Quant à mes élèves qui ouvrent pour la première fois Mort à Crédit, je leur conseille de ne pas faire une lecture hémiplégique de Céline mais au contraire de se poser des questions dérangeantes. Le pamphlétaire de 1937 travaille-t-il déjà au corps le romancier que l’on qualifie de génie faute d’un autre mot qui reste à inventer ? Que penser du tintamarre autour de la parution de Guerre, le chaînon manquant dans l’œuvre romanesque du grand homme, que les thanatopracteurs de la critique embaument déjà ? Je conseillerai aussi à mes élèves de lire Jean Malaquais son Journal de Guerre et son Journal du Métèque ou Céline en Chemise Brune écrit en 1938 par Hanns-Erich Kaminski, un juif allemand en exil.

On n’est pas toujours obligé·es de se faire mal avec les salauds qui tourmentent l’âme tels des diables du Jugement Dernier.
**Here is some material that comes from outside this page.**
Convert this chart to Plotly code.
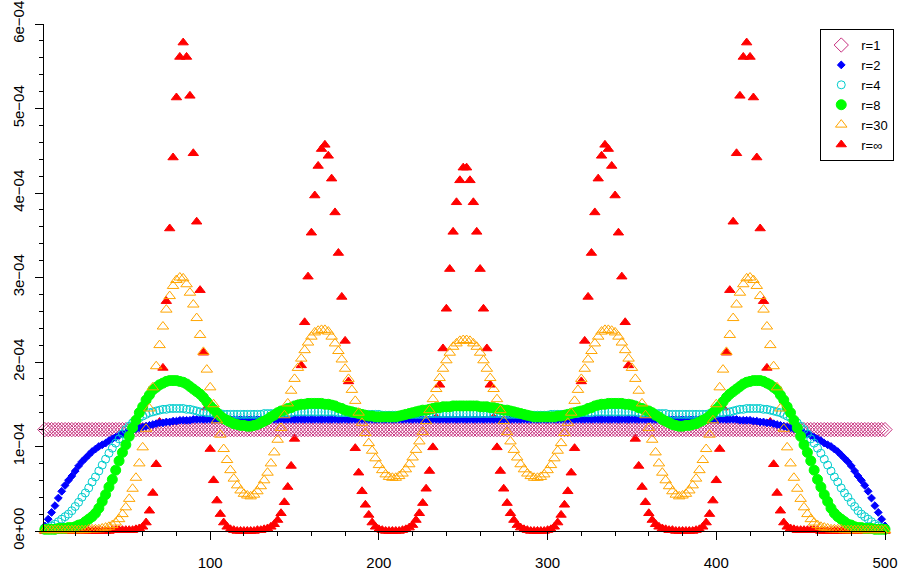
import plotly.graph_objects as go

# positions along the sequence (every second site)
x_pos = list(range(2, 501, 2))

# values in units of 1e-6
r1 = [
    120,120,120,120,120,120,120,120,120,120, 120,120,120,120,120,120,120,120,120,120,
    120,120,120,120,120,120,120,120,120,120, 120,120,120,120,120,120,120,120,120,120,
    120,120,120,120,120,120,120,120,120,120, 120,120,120,120,120,120,120,120,120,120,
    120,120,120,120,120,120,120,120,120,120, 120,120,120,120,120,120,120,120,120,120,
    120,120,120,120,120,120,120,120,120,120, 120,120,120,120,120,120,120,120,120,120,
    120,120,120,120,120,120,120,120,120,120, 120,120,120,120,120,120,120,120,120,120,
    120,120,120,120,120,120,120,120,120,120, 120,120,120,120,120,120,120,120,120,120,
    120,120,120,120,120,120,120,120,120,120, 120,120,120,120,120,120,120,120,120,120,
    120,120,120,120,120,120,120,120,120,120, 120,120,120,120,120,120,120,120,120,120,
    120,120,120,120,120,120,120,120,120,120, 120,120,120,120,120,120,120,120,120,120,
    120,120,120,120,120,120,120,120,120,120, 120,120,120,120,120,120,120,120,120,120,
    120,120,120,120,120,120,120,120,120,120, 120,120,120,120,120,120,120,120,120,120,
    120,120,120,120,120,120,120,120,120,120,
]

r2 = [
    6,14,22,30,39,47,54,60,65,71,
    77,82,86,90,94,97,100,102,104,107,
    109,111,113,115,116,118,119,121,122,123,
    124,125,126,127,128,128,129,129,130,130,
    131,131,131,131,132,132,132,132,132,132,
    132,132,132,132,132,132,132,132,132,132,
    132,132,132,132,132,132,132,132,132,132,
    132,132,132,132,132,132,132,132,132,132,
    132,132,132,132,132,132,132,132,132,132,
    132,132,132,132,132,132,132,132,132,132,
    132,132,132,132,132,132,132,132,132,132,
    132,132,132,132,132,132,132,132,132,132,
    132,132,132,132,132,
    132,132,132,132,132,
    132,132,132,132,132,132,132,132,132,132,
    132,132,132,132,132,132,132,132,132,132,
    132,132,132,132,132,132,132,132,132,132,
    132,132,132,132,132,132,132,132,132,132,
    132,132,132,132,132,132,132,132,132,132,
    132,132,132,132,132,132,132,132,132,132,
    132,132,132,132,132,132,132,132,132,132,
    132,132,132,132,132,132,131,131,131,131,
    130,130,129,129,128,128,127,126,125,124,
    123,122,121,119,118,116,115,113,111,109,
    107,104,102,100,97,94,90,86,82,77,
    71,65,60,54,47,39,30,22,14,6,
]

r4 = [
    3,4,6,8,11,14,17,20,24,29,
    34,40,45,51,58,64,71,78,85,92,
    98,104,109,115,120,124,128,131,134,136,
    138,140,141,142,143,144,144,145,145,145,
    145,145,144,144,143,142,141,141,140,140,
    139,139,139,138,138,138,138,138,138,138,
    138,138,138,138,138,139,139,139,139,140,
    140,140,140,140,141,141,141,141,141,141,
    141,141,141,141,141,141,141,140,140,140,
    140,139,139,139,138,138,138,138,138,138,
    137,137,137,137,137,137,137,138,138,138,
    138,138,138,138,139,139,139,139,139,139,
    139,139,139,139,139,
    139,139,139,139,139,
    139,139,139,139,139,139,138,138,138,138,
    138,138,138,137,137,137,137,137,137,137,
    138,138,138,138,138,138,139,139,139,140,
    140,140,140,141,141,141,141,141,141,141,
    141,141,141,141,141,141,140,140,140,140,
    140,139,139,139,139,138,138,138,138,138,
    138,138,138,138,138,138,138,139,139,139,
    140,140,141,141,142,143,144,144,145,145,
    145,145,145,144,144,143,142,141,140,138,
    136,134,131,128,124,120,115,109,104,98,
    92,85,78,71,64,58,51,45,40,34,
    29,24,20,17,14,11,8,6,4,3,
]

r8 = [
    2,2,2,2,3,3,3,4,4,5,
    7,8,11,14,17,21,27,35,43,52,
    61,72,83,93,102,112,122,131,140,147,
    155,161,167,170,173,175,177,178,178,178,
    177,176,174,171,168,165,162,158,153,148,
    144,140,136,133,131,129,127,126,125,125,
    124,124,125,126,128,130,132,135,137,140,
    142,143,145,146,148,149,150,150,151,151,
    151,151,151,150,150,149,148,146,145,143,
    142,141,140,139,138,137,136,136,135,135,
    135,135,135,135,135,136,137,138,139,140,
    141,142,143,143,144,145,146,146,147,147,
    147,148,148,148,148,
    148,148,148,148,147,
    147,147,146,146,145,144,143,143,142,141,
    140,139,138,137,136,135,135,135,135,135,
    135,135,136,136,137,138,139,140,141,142,
    143,145,146,148,149,150,150,151,151,151,
    151,151,150,150,149,148,146,145,143,142,
    140,137,135,132,130,128,126,125,124,124,
    125,125,126,127,129,131,133,136,140,144,
    148,153,158,162,165,168,171,174,176,177,
    178,178,178,177,175,173,170,167,161,155,
    147,140,131,122,112,102,93,83,72,61,
    52,43,35,27,21,17,14,11,8,7,
    5,4,4,3,3,3,2,2,2,2,
]

r30 = [
    1,1,1,1,1,1,1,1,1,1,
    1,1,1,2,2,2,2,3,4,5,
    7,10,14,20,28,38,50,63,80,99,
    121,145,170,195,220,242,262,278,290,297,
    300,299,292,282,268,252,232,212,191,170,
    150,131,114,97,84,72,62,54,48,44,
    42,41,43,47,53,60,69,80,93,108,
    122,137,151,166,180,193,204,214,223,230,
    235,237,238,238,236,230,222,213,203,192,
    180,167,154,140,128,116,104,95,86,78,
    72,67,64,63,63,65,68,73,79,87,
    96,106,117,130,143,156,168,181,192,202,
    211,218,222,225,226,
    226,225,222,218,211,
    202,192,181,168,156,143,130,117,106,96,
    87,79,73,68,65,63,63,64,67,72,
    78,86,95,104,116,128,140,154,167,180,
    192,203,213,222,230,236,238,238,237,235,
    230,223,214,204,193,180,166,151,137,122,
    108,93,80,69,60,53,47,43,41,42,
    44,48,54,62,72,84,97,114,131,150,
    170,191,212,232,252,268,282,292,299,300,
    297,290,278,262,242,220,195,170,145,121,
    99,80,63,50,38,28,20,14,10,7,
    5,4,3,2,2,2,2,1,1,1,
    1,1,1,1,1,1,1,1,1,1,
]

r_inf = [
    0,0,0,0,0,0,0,0,0,0,
    0,0,0,0,0,0,0,0,0,0,
    1,1,1,1,1,1,1,2,3,5,
    10,24,45,79,129,193,272,358,442,513,
    561,578,561,515,447,366,285,211,146,97,
    60,36,20,10,5,2,1,0,0,0,
    0,0,0,1,1,2,3,5,8,13,
    21,34,52,77,109,150,196,247,301,353,
    397,432,452,457,444,417,377,329,277,225,
    177,135,98,69,47,31,19,10,5,2,
    1,0,0,0,0,0,1,2,4,7,
    13,21,33,50,71,99,134,173,216,263,
    310,354,389,415,430,
    430,415,389,354,310,
    263,216,173,134,99,71,50,33,21,13,
    7,4,2,1,0,0,0,0,0,1,
    2,5,10,19,31,47,69,98,135,177,
    225,277,329,377,417,444,457,452,432,397,
    353,301,247,196,150,109,77,52,34,21,
    13,8,5,3,2,1,1,0,0,0,
    0,0,0,1,2,5,10,20,36,60,
    97,146,211,285,366,447,515,561,578,561,
    513,442,358,272,193,129,79,45,24,10,
    5,3,2,1,1,1,1,1,1,1,
    0,0,0,0,0,0,0,0,0,0,
    0,0,0,0,0,0,0,0,0,0,
]

UNIT = 1e-6

y_tickvals = [0, 1e-4, 2e-4, 3e-4, 4e-4, 5e-4, 6e-4]
y_ticktext = ["0e+00", "1e\u221204", "2e\u221204", "3e\u221204", "4e\u221204", "5e\u221204", "6e\u221204"]
x_tickvals = [100, 200, 300, 400, 500]
x_ticktext = ["100", "200", "300", "400", "500"]

# (name, values, symbol, color, size, legend rank) in drawing order
series = [
    ("r=\u221e", r_inf, "triangle-up", "#FF0000", 9, 6),
    ("r=1", r1, "diamond-open", "#C8307F", 11, 1),
    ("r=2", r2, "diamond", "#0000FF", 6, 2),
    ("r=4", r4, "circle-open", "#00CDCD", 8, 3),
    ("r=8", r8, "circle", "#00FF00", 10, 4),
    ("r=30", r30, "triangle-up-open", "#FFA500", 10, 5),
]

fig = go.Figure()
for name, vals, sym, col, size, rank in series:
    fig.add_trace(go.Scatter(
        x=x_pos,
        y=[v * UNIT for v in vals],
        mode="markers",
        name=name,
        legendrank=rank,
        cliponaxis=False,
        marker=dict(symbol=sym, color=col, size=size,
                    line=dict(width=1, color=col)),
    ))

font = "Liberation Sans, Arial, sans-serif"
fig.update_layout(
    width=900, height=577,
    margin=dict(l=44, r=15, t=24, b=46, autoexpand=False),
    paper_bgcolor="white", plot_bgcolor="white",
    font=dict(family=font, size=15, color="black"),
    showlegend=True,
    legend=dict(x=1.011, y=0.99, xanchor="right", yanchor="top",
                bgcolor="white", bordercolor="black", borderwidth=1,
                font=dict(size=13), itemwidth=30, tracegroupgap=0),
    xaxis=dict(range=[1.5, 500], showgrid=False, zeroline=False, automargin=False,
               showline=True, linecolor="black", linewidth=1,
               tickmode="array", tickvals=x_tickvals, ticktext=x_ticktext,
               ticks="outside", ticklen=8, tickcolor="black", tickwidth=1,
               ticklabelstandoff=10, ticklabeloverflow="allow",
               minor=dict(dtick=20, tick0=0, ticks="outside", ticklen=4,
                          tickcolor="black", tickwidth=1, showgrid=False)),
    yaxis=dict(range=[0, 6e-4], showgrid=False, zeroline=False, automargin=False,
               showline=True, linecolor="black", linewidth=1,
               tickmode="array", tickvals=y_tickvals, ticktext=y_ticktext,
               tickangle=-90,
               ticks="outside", ticklen=8, tickcolor="black", tickwidth=1,
               ticklabelstandoff=5, ticklabeloverflow="allow",
               minor=dict(dtick=2e-5, tick0=0, ticks="outside", ticklen=4,
                          tickcolor="black", tickwidth=1, showgrid=False)),
)

# remove the browser's default page margin so the 900x577 figure fills the window
fig.write_html(
    "out.html",
    config={"displayModeBar": False},
    post_script="document.body.style.margin='0';document.body.style.overflow='hidden';",
)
On peut leur préférer les voix qui grandissent l’humanité sans lui cracher à la gueule.

On peut même passer une vie sans lire Céline et continuer de flâner, sans avoir de comptes à rendre à personne, du côté de Guermantes et aimer Charlus plutôt que Bardamu.

À mes élèves, je dis d’être libres d’aimer ou de détester mais toujours en connaissance de cause.

La littérature n’est pas faite pour les pleutres, surtout quand elle ressemble à Louis-Ferdinand Céline. Elle est un sport de combat.